## DIRECTIVE
Everything from the first line of the data through the line with "98.7, 98.6, 98.5]" is to be echoed exactly, minus the pictures.
══ INFORMATION SUPPLIED
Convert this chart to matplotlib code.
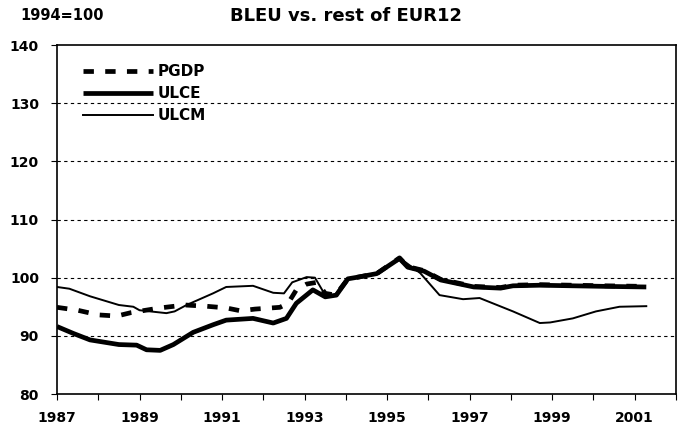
import matplotlib
matplotlib.use("Agg")
import matplotlib.pyplot as plt

# values (1994=100)
pgdp_x = [1987.0, 1987.5, 1988.0, 1988.45, 1988.8, 1989.5, 1990.1, 1990.6, 1991.1, 1991.45,
          1991.8, 1992.4, 1992.6, 1992.8, 1993.05, 1993.3, 1993.5, 1993.75, 1994.05, 1994.3,
          1994.75, 1995.3, 1995.5, 1995.9, 1996.3, 1996.7, 1997.1, 1997.75, 1998.05, 1998.7,
          1999.5, 2000.3, 2001.28]
pgdp = [94.9, 94.4, 93.6, 93.4, 94.0, 94.8, 95.3, 95.1, 94.8, 94.3,
        94.6, 94.9, 95.6, 97.9, 98.9, 99.2, 97.3, 97.0, 99.8, 100.1,
        100.7, 103.4, 101.9, 101.2, 99.7, 99.1, 98.5, 98.3, 98.7, 98.8,
        98.7, 98.6, 98.5]

ulce_x = [1987.0, 1987.4, 1987.8, 1988.5, 1988.93, 1989.17, 1989.5, 1989.82, 1990.3, 1990.78,
          1991.1, 1991.75, 1992.24, 1992.56, 1992.8, 1993.2, 1993.5, 1993.77, 1994.05, 1994.3,
          1994.75, 1995.3, 1995.5, 1995.9, 1996.3, 1996.7, 1997.1, 1997.75, 1998.05, 1998.7,
          1999.5, 2000.3, 2001.28]
ulce = [91.6, 90.4, 89.3, 88.5, 88.4, 87.6, 87.5, 88.5, 90.6, 91.9,
        92.7, 93.0, 92.2, 93.0, 95.6, 97.9, 96.7, 97.0, 99.8, 100.1,
        100.7, 103.3, 101.8, 101.1, 99.6, 99.0, 98.4, 98.2, 98.6, 98.7,
        98.6, 98.5, 98.4]

ulcm_x = [1987.0, 1987.3, 1987.8, 1988.5, 1988.85, 1989.0, 1989.65, 1989.85, 1990.14, 1990.78,
          1991.1, 1991.75, 1992.24, 1992.5, 1992.7, 1993.05, 1993.25, 1993.5, 1993.73, 1994.0,
          1994.26, 1994.75, 1995.3, 1995.8, 1996.27, 1996.84, 1997.24, 1998.05, 1998.7, 1998.95,
          1999.5, 2000.06, 2000.63, 2001.28]
ulcm = [98.4, 98.1, 96.8, 95.3, 95.0, 94.4, 93.9, 94.2, 95.3, 97.3,
        98.4, 98.6, 97.4, 97.3, 99.2, 100.1, 100.0, 97.0, 97.0, 99.6,
        100.1, 100.7, 103.4, 100.8, 97.0, 96.3, 96.5, 94.2, 92.2, 92.3,
        93.0, 94.2, 95.0, 95.1]

year_ticks = list(range(1987, 2003))
year_labels = [str(y) if (y - 1987) % 2 == 0 and y < 2002 else "" for y in year_ticks]
y_ticks = [80, 90, 100, 110, 120, 130, 140]

plt.rcParams['font.family'] = ['DejaVu Sans']

fig = plt.figure(figsize=(6.84, 4.28), dpi=100)
ax = fig.add_axes([57 / 684, 1 - 394 / 428, (676 - 57) / 684, (394 - 45) / 428])

ax.plot(ulcm_x, ulcm, color='black', lw=1.4, label='ULCM', zorder=3)
ax.plot(ulce_x, ulce, color='black', lw=3.4, label='ULCE', zorder=4,
        solid_capstyle='butt')
ax.plot(pgdp_x, pgdp, color='black', lw=3.4, ls=(0, (2.2, 2.4)), label='PGDP', zorder=5)

ax.set_xlim(1987, 2002)
ax.set_ylim(80, 140)
ax.set_xticks(year_ticks)
ax.set_xticklabels(year_labels, fontsize=10, fontweight='bold')
ax.set_yticks(y_ticks)
ax.set_yticklabels([str(v) for v in y_ticks], fontsize=10, fontweight='bold')
ax.tick_params(axis='both', direction='out', length=4, width=0.8)
ax.tick_params(axis='x', pad=8)
ax.tick_params(axis='y', pad=9)

for v in y_ticks[1:-1]:
    ax.axhline(v, color='black', lw=0.8, ls=(0, (3, 3)), zorder=1)

for s in ax.spines.values():
    s.set_linewidth(1.2)

handles, labels = ax.get_legend_handles_labels()
order = [2, 1, 0]
leg = ax.legend([handles[i] for i in order], [labels[i] for i in order],
                loc='upper left', bbox_to_anchor=(0.025, 0.975), frameon=False,
                fontsize=11, handlelength=4.6, handletextpad=0.25, labelspacing=0.45,
                borderaxespad=0.3)
for t in leg.get_texts():
    t.set_fontweight('bold')

fig.text(20 / 684, 1 - 15 / 428, "1994=100", fontsize=10.5, fontweight='bold', va='center')
fig.text(346 / 684, 1 - 16 / 428, "BLEU vs. rest of EUR12", fontsize=13,
         fontweight='bold', ha='center', va='center')

fig.savefig("out.png", dpi=100)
════
## EXERCISE RESPONSE
Convert this chart to matplotlib code.
import matplotlib
matplotlib.use("Agg")
import matplotlib.pyplot as plt

# values (1994=100)
pgdp_x = [1987.0, 1987.5, 1988.0, 1988.45, 1988.8, 1989.5, 1990.1, 1990.6, 1991.1, 1991.45,
          1991.8, 1992.4, 1992.6, 1992.8, 1993.05, 1993.3, 1993.5, 1993.75, 1994.05, 1994.3,
          1994.75, 1995.3, 1995.5, 1995.9, 1996.3, 1996.7, 1997.1, 1997.75, 1998.05, 1998.7,
          1999.5, 2000.3, 2001.28]
pgdp = [94.9, 94.4, 93.6, 93.4, 94.0, 94.8, 95.3, 95.1, 94.8, 94.3,
        94.6, 94.9, 95.6, 97.9, 98.9, 99.2, 97.3, 97.0, 99.8, 100.1,
        100.7, 103.4, 101.9, 101.2, 99.7, 99.1, 98.5, 98.3, 98.7, 98.8,
        98.7, 98.6, 98.5]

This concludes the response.